Russian airpower was reduced in numbers, and reorganized into 8 air bases, each supporting several air groups based on individual airfields, which allowed individual pilots to get more flying time. In 2012, the air bases and air groups were renamed divisions and regiments.
Starting with 2012, new and modernized aircraft began to enter service in large numbers. By 2014 and 2015, Russian air forces were receiving 100 new or thoroughly modernized aircraft a year, and that pace is expected to continue in 2016. By 2020, the Russian Aerospace Forces (VKS) are expected to have at their disposal about 1500 mostly modern combat aircraft, including 130 heavy bombers such as the Tu-160, Tu-95MS, and Tu-22M, over 800 fighters, and over 500 tactical bombers and attack aircraft.
These reforms led to the Russian VKS demonstrating a number of capabilities which seemed beyond its reach only seven years earlier:
The ability to deploy and sustain a force of 100 combat aircraft for several months in difficult conditions, and the ability to sustain a high rate of combat missions.
The ability to function in a “reconnaissance-strike complex” mode, which enables intelligence data obtained by a variety of sources, including aircraft, satellites, drones, and agents, to be converted into targeting data to allow even mobile targets, such as enemy mobile troop or supply columns to be quickly targeted.
The ability to conduct close air support as well as battlefield interdiction and suppression against an enemy practiced in concealment.
The ability to operate in any weather conditions, at any time of day.
The ability to use precision-guided munitions.
The ability to integrate long-range aerial early warning aircraft such as the A-50 and intelligence and ground surveillance aircraft, such as the Il-20 and Tu-214R, into the overall concept of operations.
The ability to use drones on a large scale and as part of an integrated aerial operation.
Granted, the picture is not perfect.
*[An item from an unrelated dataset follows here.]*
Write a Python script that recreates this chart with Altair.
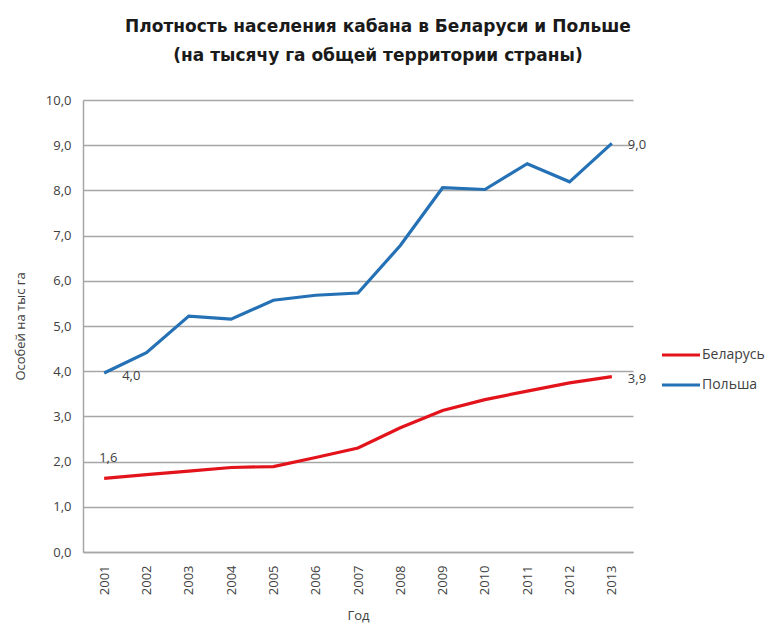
import altair as alt
import pandas as pd

years = [str(y) for y in range(2001, 2014)]
belarus = [1.63, 1.71, 1.79, 1.87, 1.89, 2.09, 2.30, 2.75, 3.13, 3.37, 3.56, 3.74, 3.88]
poland = [3.96, 4.41, 5.22, 5.15, 5.57, 5.68, 5.73, 6.78, 8.06, 8.02, 8.59, 8.19, 9.04]
series = ["Беларусь", "Польша"]
colors = ["#e3131b", "#2471b5"]
title_lines = ["Плотность населения кабана в Беларуси и Польше",
               "(на тысячу га общей территории страны)"]

rows = []
for name, vals in zip(series, [belarus, poland]):
    for yr, v in zip(years, vals):
        rows.append({"Год": yr, "Страна": name, "v": v})
df = pd.DataFrame(rows)

FONT = "Open Sans"
TXT = "#404040"
GRID = "#a6a6a6"

base = alt.Chart(df).transform_calculate(
    label="replace(format(datum.v, '.1f'), '.', ',')"
)

x = alt.X("Год:N", sort=years, title="Год",
          axis=alt.Axis(labelAngle=270, ticks=False, labelPadding=13, labelFontSize=13,
                        titleFontSize=13, titleFontWeight="normal", titlePadding=15,
                        domainColor=GRID, domainWidth=1.5, labelColor=TXT, titleColor=TXT,
                        labelFont=FONT, titleFont=FONT))
y = alt.Y("v:Q", title="Особей на тыс га",
          scale=alt.Scale(domain=[0, 10], nice=False),
          axis=alt.Axis(values=list(range(0, 11)),
                        labelExpr="replace(format(datum.value, '.1f'), '.', ',')",
                        ticks=False, labelPadding=12, labelFontSize=13,
                        titleFontSize=13, titleFontWeight="normal", titlePadding=18,
                        domainColor=GRID, domainWidth=1.5, gridColor=GRID, gridWidth=1.5,
                        labelColor=TXT, titleColor=TXT, labelFont=FONT, titleFont=FONT))

lines = base.mark_line(strokeWidth=3.2).encode(
    x=x, y=y,
    color=alt.Color("Страна:N", scale=alt.Scale(domain=series, range=colors),
                    legend=alt.Legend(orient="none", legendX=577, legendY=234, title=None,
                                      symbolType="stroke", symbolSize=1444,
                                      symbolStrokeWidth=3.2, labelFontSize=14,
                                      labelFont=FONT, labelColor=TXT, rowPadding=2,
                                      labelOffset=0))
)

txt_enc = dict(x=alt.X("Год:N", sort=years), y=alt.Y("v:Q"), text="label:N")

lab_pl_first = base.transform_filter(
    "datum['Год'] == '2001' && datum['Страна'] == 'Польша'"
).mark_text(align="left", baseline="middle", dx=18, dy=3, fontSize=13, font=FONT,
            color=TXT).encode(**txt_enc)

lab_by_first = base.transform_filter(
    "datum['Год'] == '2001' && datum['Страна'] == 'Беларусь'"
).mark_text(align="left", baseline="middle", dx=-5, dy=-20, fontSize=13, font=FONT,
            color=TXT).encode(**txt_enc)

lab_last = base.transform_filter(
    "datum['Год'] == '2013'"
).mark_text(align="left", baseline="middle", dx=16, dy=2, fontSize=13, font=FONT,
            color=TXT).encode(**txt_enc)

chart = alt.layer(lines, lab_pl_first, lab_by_first, lab_last).properties(
    width=550, height=452,
    title=alt.TitleParams(text=title_lines, fontSize=17, fontWeight="bold",
                          font="DejaVu Sans", anchor="middle", dx=20, offset=29,
                          lineHeight=29, color="#1a1a1a"),
    autosize=alt.AutoSizeParams(type="none"),
    padding={"left": 75, "top": 92, "right": 137, "bottom": 77},
).configure_view(stroke=None)

chart.save("out.html", embed_options={"renderer": "svg", "actions": False})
Here is what Russian airpower has not demonstrated in Syria:
The ability to organize and operate large aerial “strike packages” against sophisticated aerial and anti-aircraft defenses. To be sure, while US and some NATO forces may have had that ability a decade ago, it has been degraded by NATO airpower being used in Afghanistan and Iraq.
The ability to use large numbers or a large variety of precision-guided munitions. Russian aircraft did use many satellite-guided KAB-500R bombs and Kh-29L laser-guided missiles. But most of the munitions dropped were unguided bombs and aerial rockets, aided by sophisticated on-board digital ballistic computers which allowed them to strike their targets with a fair degree of accuracy. Russia does not have tactical stand-off munitions like the SDB or AASM or the JASSM tactical cruise missile. Such weapons are in development and have been shown at MAKS-2015, but they will not be in service for years. On the other hand, perhaps there is a silver lining in this, because Russia is not over-reliant on satellite navigation systems to the same extent as NATO which might well experience a shock once it tries to use such weapons against opponents more sophisticated than the Taliban.
The maturity of some of the most modern aerial systems which entered service only very recently. The Su-30SM, Su-35S and Su-34 do appear to have at least minimum operational capabilities, as their performance in Syria did not give reason to doubt their performance. At the same time, the conflict did not push them to the edge of their performance, as most of the missions were performed equally well but much older though upgraded Su-24 bombers. Russian aircraft in Syria did not include the Mi-28N or Ka-52 attack helicopters, which raises questions about the degree of their operational maturity. However, nothing suggests these aircraft are failures in the same sense as the F-35, for example.
Everything suggests that the Russian VKS will not rest on their laurels but instead will continue to build on their strengths and eliminate weaknesses, so that it will be an even more capable force in the next conflict it has to fight.